**WHAT THIS TASK INVOLVES**
In the lines below, how many hold the word "document"? Answer only with the number.

**SOURCE MATERIAL**
:::
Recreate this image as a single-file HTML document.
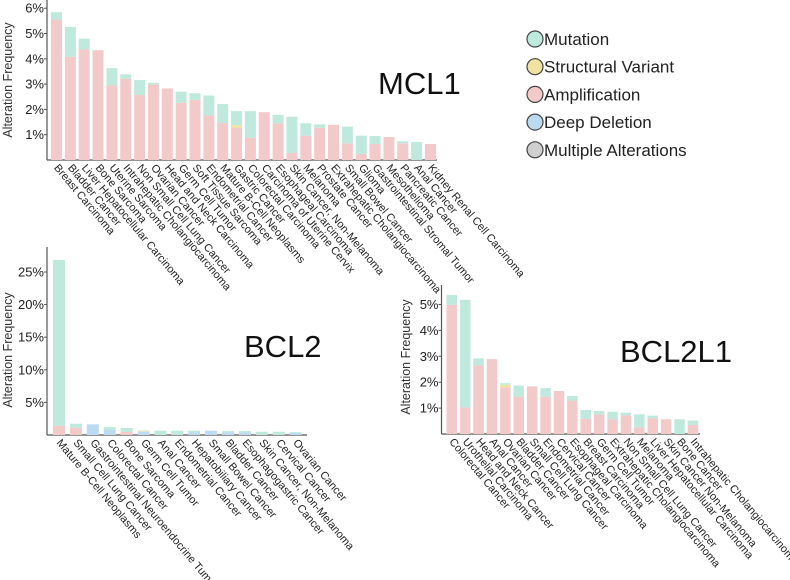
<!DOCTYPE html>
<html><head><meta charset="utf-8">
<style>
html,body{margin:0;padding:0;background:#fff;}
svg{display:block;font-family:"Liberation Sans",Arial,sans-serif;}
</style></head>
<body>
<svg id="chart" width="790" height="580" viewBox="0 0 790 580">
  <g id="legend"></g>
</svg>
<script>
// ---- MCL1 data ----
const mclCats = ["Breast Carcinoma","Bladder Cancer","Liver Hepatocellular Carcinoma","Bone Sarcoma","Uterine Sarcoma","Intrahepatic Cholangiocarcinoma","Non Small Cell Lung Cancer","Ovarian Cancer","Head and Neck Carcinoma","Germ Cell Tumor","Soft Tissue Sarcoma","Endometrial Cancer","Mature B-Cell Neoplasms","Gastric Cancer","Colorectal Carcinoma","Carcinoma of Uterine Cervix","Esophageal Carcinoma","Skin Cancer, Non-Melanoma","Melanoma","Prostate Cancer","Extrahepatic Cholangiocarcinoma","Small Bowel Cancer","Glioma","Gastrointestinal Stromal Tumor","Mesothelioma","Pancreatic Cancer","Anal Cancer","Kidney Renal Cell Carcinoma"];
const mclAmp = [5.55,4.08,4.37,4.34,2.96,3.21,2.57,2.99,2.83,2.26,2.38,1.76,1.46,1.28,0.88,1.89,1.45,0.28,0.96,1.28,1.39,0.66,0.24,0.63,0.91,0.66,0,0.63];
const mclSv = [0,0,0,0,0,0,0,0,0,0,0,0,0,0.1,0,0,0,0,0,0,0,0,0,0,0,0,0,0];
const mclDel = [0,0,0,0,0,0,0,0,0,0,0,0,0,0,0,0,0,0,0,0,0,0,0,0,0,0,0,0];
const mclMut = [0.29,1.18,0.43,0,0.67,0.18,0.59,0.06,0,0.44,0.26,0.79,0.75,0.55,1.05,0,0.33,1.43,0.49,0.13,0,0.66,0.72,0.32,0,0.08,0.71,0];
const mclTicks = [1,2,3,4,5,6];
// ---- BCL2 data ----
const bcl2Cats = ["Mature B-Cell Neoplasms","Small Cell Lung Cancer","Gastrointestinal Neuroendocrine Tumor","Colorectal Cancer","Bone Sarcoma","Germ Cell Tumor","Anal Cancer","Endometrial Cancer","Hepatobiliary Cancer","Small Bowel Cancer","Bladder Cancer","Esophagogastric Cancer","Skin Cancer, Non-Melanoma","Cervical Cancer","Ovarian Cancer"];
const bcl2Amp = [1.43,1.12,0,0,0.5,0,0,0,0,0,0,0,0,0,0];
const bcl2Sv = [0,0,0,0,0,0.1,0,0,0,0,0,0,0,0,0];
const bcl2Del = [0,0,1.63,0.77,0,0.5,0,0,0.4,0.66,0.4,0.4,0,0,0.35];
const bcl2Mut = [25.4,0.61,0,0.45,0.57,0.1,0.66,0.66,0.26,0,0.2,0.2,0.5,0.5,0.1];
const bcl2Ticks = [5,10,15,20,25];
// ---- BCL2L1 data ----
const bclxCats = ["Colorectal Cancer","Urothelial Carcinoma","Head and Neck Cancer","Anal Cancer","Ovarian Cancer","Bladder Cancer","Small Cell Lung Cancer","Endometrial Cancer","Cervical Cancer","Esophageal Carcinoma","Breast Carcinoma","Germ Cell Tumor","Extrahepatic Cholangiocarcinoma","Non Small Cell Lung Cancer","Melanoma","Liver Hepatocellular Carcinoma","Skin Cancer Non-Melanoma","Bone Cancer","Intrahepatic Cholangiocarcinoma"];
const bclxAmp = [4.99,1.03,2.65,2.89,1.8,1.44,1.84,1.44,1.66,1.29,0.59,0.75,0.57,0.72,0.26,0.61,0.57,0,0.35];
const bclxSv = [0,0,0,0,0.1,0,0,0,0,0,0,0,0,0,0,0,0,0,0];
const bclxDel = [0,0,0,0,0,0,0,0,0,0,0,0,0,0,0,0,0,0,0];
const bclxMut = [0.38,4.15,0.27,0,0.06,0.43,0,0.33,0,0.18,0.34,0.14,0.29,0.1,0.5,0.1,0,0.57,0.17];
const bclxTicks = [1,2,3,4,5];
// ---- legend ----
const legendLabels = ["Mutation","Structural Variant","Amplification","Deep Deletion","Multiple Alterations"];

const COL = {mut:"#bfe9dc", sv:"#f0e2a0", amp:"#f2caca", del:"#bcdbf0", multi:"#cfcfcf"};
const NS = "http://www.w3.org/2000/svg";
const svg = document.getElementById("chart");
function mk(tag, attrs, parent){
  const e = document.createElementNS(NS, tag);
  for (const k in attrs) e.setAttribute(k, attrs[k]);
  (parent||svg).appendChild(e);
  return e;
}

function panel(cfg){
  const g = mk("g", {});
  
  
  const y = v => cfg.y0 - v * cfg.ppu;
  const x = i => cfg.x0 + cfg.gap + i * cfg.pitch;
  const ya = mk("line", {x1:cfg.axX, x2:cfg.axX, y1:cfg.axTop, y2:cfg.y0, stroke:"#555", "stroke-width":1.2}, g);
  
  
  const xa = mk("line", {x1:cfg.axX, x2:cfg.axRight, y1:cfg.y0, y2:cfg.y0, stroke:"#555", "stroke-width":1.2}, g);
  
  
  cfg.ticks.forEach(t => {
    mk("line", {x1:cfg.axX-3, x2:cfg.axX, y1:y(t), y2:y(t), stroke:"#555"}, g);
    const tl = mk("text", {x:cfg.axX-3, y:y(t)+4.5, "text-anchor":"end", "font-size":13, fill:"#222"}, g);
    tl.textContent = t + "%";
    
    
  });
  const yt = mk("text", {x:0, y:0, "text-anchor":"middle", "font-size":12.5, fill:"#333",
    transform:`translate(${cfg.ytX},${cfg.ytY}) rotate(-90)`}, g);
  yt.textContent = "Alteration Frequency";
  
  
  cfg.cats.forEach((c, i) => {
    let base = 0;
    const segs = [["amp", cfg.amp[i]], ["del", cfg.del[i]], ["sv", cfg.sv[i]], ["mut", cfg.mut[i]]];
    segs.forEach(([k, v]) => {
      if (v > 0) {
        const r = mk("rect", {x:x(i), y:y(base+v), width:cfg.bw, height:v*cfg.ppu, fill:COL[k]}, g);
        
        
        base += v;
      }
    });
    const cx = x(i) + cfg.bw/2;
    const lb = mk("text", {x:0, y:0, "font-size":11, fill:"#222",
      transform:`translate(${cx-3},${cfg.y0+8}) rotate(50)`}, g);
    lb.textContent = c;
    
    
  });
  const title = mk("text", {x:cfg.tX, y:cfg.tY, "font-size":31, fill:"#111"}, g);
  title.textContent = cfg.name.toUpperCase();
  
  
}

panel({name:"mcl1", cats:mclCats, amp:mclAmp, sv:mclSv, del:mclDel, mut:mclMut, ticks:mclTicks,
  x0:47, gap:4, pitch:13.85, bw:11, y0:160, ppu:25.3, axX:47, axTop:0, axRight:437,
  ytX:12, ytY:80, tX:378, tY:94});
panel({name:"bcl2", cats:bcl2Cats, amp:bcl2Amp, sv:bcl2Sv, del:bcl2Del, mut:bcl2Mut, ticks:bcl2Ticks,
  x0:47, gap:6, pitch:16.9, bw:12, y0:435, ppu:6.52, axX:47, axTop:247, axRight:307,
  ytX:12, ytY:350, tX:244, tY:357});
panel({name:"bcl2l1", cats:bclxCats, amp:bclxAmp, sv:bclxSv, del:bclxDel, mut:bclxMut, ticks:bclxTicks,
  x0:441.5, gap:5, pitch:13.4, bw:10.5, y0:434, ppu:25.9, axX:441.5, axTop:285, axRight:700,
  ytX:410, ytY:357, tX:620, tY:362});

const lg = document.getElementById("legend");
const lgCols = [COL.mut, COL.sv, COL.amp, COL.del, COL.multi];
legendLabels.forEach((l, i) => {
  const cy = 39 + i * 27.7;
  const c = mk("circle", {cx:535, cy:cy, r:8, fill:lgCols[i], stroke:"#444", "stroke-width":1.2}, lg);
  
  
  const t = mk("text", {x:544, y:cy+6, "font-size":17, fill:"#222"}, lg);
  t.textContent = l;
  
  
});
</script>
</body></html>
:::
**CORRECT RESULT**
4